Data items
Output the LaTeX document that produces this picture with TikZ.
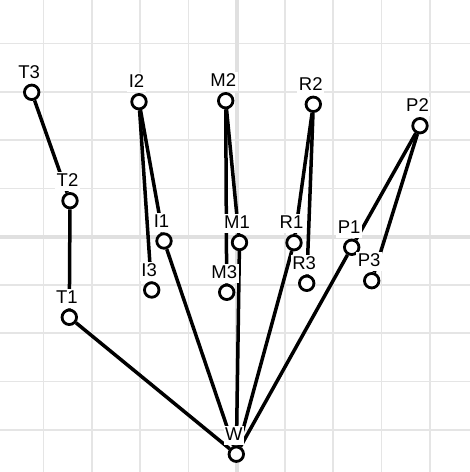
\documentclass[tikz,border=0pt]{standalone}
\usepackage{fontspec}
\setsansfont{Liberation Sans}
\tikzset{
  joint/.style={circle, draw=black, fill=white, line width=2.8pt, minimum size=14.5pt, inner sep=0pt},
  bone/.style={line width=3.5pt, black},
  tag/.style={fill=white, inner xsep=1.5pt, inner ysep=1.5pt, text height=13pt, text depth=3pt, anchor=base, font=\sffamily\fontsize{18.5}{20}\selectfont},
  gridline/.style={line width=1.7pt, black!10},
  axisline/.style={line width=4pt, black!12}
}
\begin{document}
\begin{tikzpicture}[x=1pt,y=1pt]
        \useasboundingbox (0,0) rectangle (470,-472);
        \fill[white] (0,0) rectangle (470,-472);
        % grid
        \foreach \k in {-4,...,4} {
          \draw[gridline] (236.7+48.3*\k,0) -- (236.7+48.3*\k,-472);
          \draw[gridline] (0,-236.7-48.3*\k) -- (470,-236.7-48.3*\k);
        }
        \draw[axisline] (236.7,0) -- (236.7,-472);
        \draw[axisline] (0,-236.7) -- (470,-236.7);
        % joints
        \foreach \n/\x/\y in {W/236.3/454.2, T1/69.3/317.3, T2/70/200.7, T3/31.7/92.3,
            I1/164/241, I2/139/101.7, I3/151.7/290, M1/239.5/242.5, M2/225.7/100.7, M3/226.7/292.3,
            R1/294/242.7, R2/313.3/104.3, R3/306.7/283.3, P1/351.7/247.3, P2/420/125.7, P3/371.7/280.7}
          \node[joint] (\n) at (\x,-\y) {};
        % bones
        \foreach \a/\b in {T3/T2, T2/T1, T1/W, I2/I1, I2/I3, I1/W, M2/M1, M2/M3, M1/W,
            R2/R1, R2/R3, R1/W, P2/P1, P2/P3, P1/W}
          \draw[bone] (\a) -- (\b);
        % labels
        \foreach \n in {W, T1, T2, T3, I1, I2, I3, M1, M2, M3, R1, R2, R3, P1, P2, P3}
          \node[tag] (\n-l) at ([shift={(-2.5,14)}]\n) {\n};
        \end{tikzpicture}
\end{document}
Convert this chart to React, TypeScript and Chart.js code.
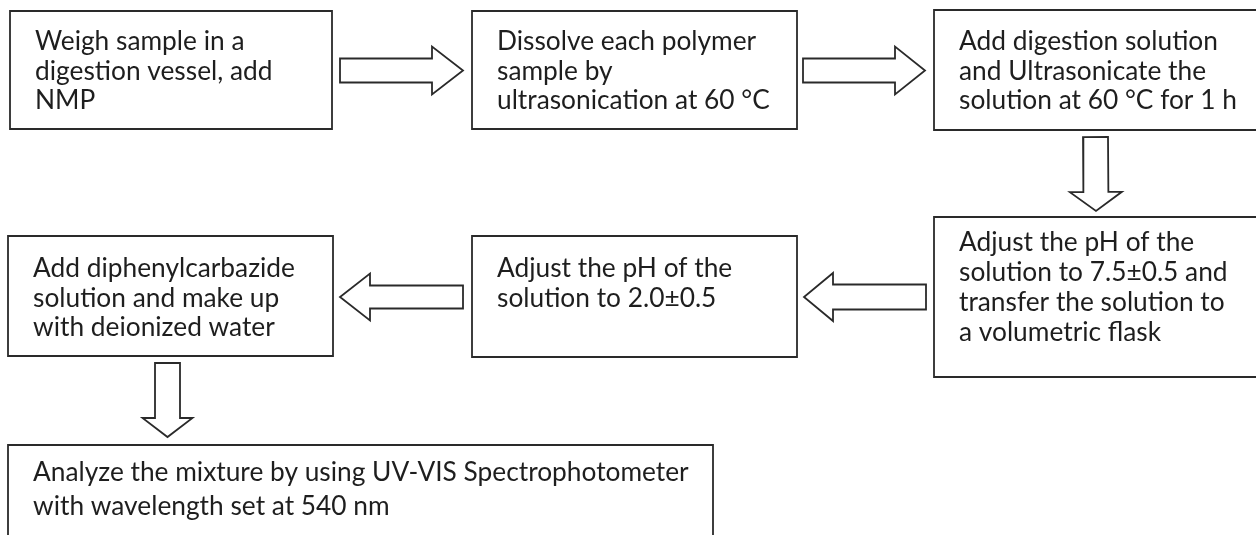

Stated task
Quote the preceding listing precisely and completely, omitting its images.

The result
Output the LaTeX document that produces this picture with TikZ.
\documentclass[tikz,border=0pt]{standalone}
\usepackage{fontspec}
\setsansfont{Liberation Sans}
\tikzset{
  joint/.style={circle, draw=black, fill=white, line width=2.8pt, minimum size=14.5pt, inner sep=0pt},
  bone/.style={line width=3.5pt, black},
  tag/.style={fill=white, inner xsep=1.5pt, inner ysep=1.5pt, text height=13pt, text depth=3pt, anchor=base, font=\sffamily\fontsize{18.5}{20}\selectfont},
  gridline/.style={line width=1.7pt, black!10},
  axisline/.style={line width=4pt, black!12}
}
\begin{document}
\begin{tikzpicture}[x=1pt,y=1pt]
        \useasboundingbox (0,0) rectangle (470,-472);
        \fill[white] (0,0) rectangle (470,-472);
        % grid
        \foreach \k in {-4,...,4} {
          \draw[gridline] (236.7+48.3*\k,0) -- (236.7+48.3*\k,-472);
          \draw[gridline] (0,-236.7-48.3*\k) -- (470,-236.7-48.3*\k);
        }
        \draw[axisline] (236.7,0) -- (236.7,-472);
        \draw[axisline] (0,-236.7) -- (470,-236.7);
        % joints
        \foreach \n/\x/\y in {W/236.3/454.2, T1/69.3/317.3, T2/70/200.7, T3/31.7/92.3,
            I1/164/241, I2/139/101.7, I3/151.7/290, M1/239.5/242.5, M2/225.7/100.7, M3/226.7/292.3,
            R1/294/242.7, R2/313.3/104.3, R3/306.7/283.3, P1/351.7/247.3, P2/420/125.7, P3/371.7/280.7}
          \node[joint] (\n) at (\x,-\y) {};
        % bones
        \foreach \a/\b in {T3/T2, T2/T1, T1/W, I2/I1, I2/I3, I1/W, M2/M1, M2/M3, M1/W,
            R2/R1, R2/R3, R1/W, P2/P1, P2/P3, P1/W}
          \draw[bone] (\a) -- (\b);
        % labels
        \foreach \n in {W, T1, T2, T3, I1, I2, I3, M1, M2, M3, R1, R2, R3, P1, P2, P3}
          \node[tag] (\n-l) at ([shift={(-2.5,14)}]\n) {\n};
        \end{tikzpicture}
\end{document}
Convert this chart to React, TypeScript and Chart.js code.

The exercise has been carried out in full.